From the first tune of CD 1, Piazzolla's unique style of violent aural love making grips the listener. It's suggestive of Picasso's famous La Guernica mural. The music contains the same bold angular frisson, dissonance and superimposed raw emotions, then juxtaposed against steamily lyrical interludes for great intermittent tenderness admittedly missing from the painting. Still, it arose as an image during listening and remains strangely fitting days later. Especially because of the triple charge -- two orchestras, a unique historical encounter, creative tension between audience and performers -- the original shock value inherent in Piazzolla's style is compounded.


He's dredging, like best-forgotten ghosts, Tango's illicit roots back into the harsh light of day; the seedy brothels of Uruguay and Argentina, the poverty, suffering and pugilistic violence that become idealized and romanticized in Pugliese's second half of the concert the way old-time Tango cognoscenti preferred to remember it. Osvaldo's "Miles Davis of Tango" moniker for Piazzolla is uniquely fitting. It captures his insistence on emotional purity, the strip search for what could be discarded as non-essential, whittling the thing proper down to the bare bones. It's not concerned with the prettiness and niceties of love. It's about the primeval forces of lust that caused ancient Gods to rape, plunder and go amok. Compare this to popular sanitized versions of famous Piazzolla tunes. You realize why, in his days, the man was feared as a berserk barbarian. He must have stimulated the kind of attraction lethal accidents provoke on the road - people staring at carnage too fascinated to leave, feeling strangely ill, alive, lucky and ashamed/revolted all at the same time.

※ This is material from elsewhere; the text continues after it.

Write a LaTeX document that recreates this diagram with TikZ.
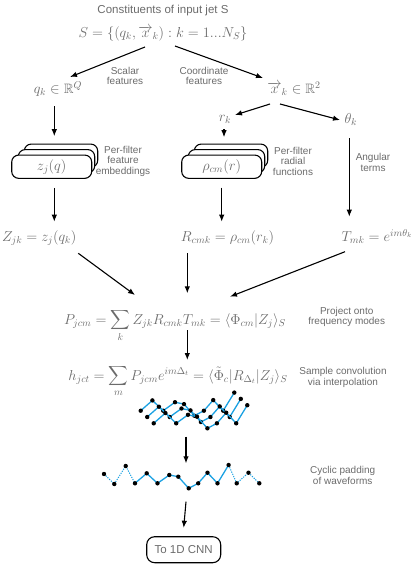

One hears the rhythmic obsession of Stravinsky's Sacre, the deconstructionist tendencies of Berlioz, the grandeur of Bartok. In short, you want a raw deal, pun intended? Desire dense? Require shredding bow work, hammered piano cacophony, furiously pumping bellows of multiple bandoneons sighing, breathing and rasping like some demonic forces - Finally Together, Volume I delivers with a rare vengeance. When you finally collapse from sheer emotional exhaustion, Volume II introduces you to the gentler danceable side of Tango. It's every bit as authentic. Just as fittingly, it is dubbed Duke Ellington-ish by Piazzolla himself - for voluptuous arrangements like Ravel, for intellectual esprit and elegance, for more Eros and titillations of foreplay than his own furious finality. The best of the old versus the most daring of the new - in companion volumes no less, shaded by a joined firmament and blessed by the auspiciousness of a unique cultural eclipse. While by now 15 years past, these live recordings let us participate. They become, even to the casual passerby, an unquestionably authentic and intense celebration, of a unique musical vernacular and lifestyle that reached a zenith and apotheosis in that hall in Amsterdam. In short, a landmark watershed recording.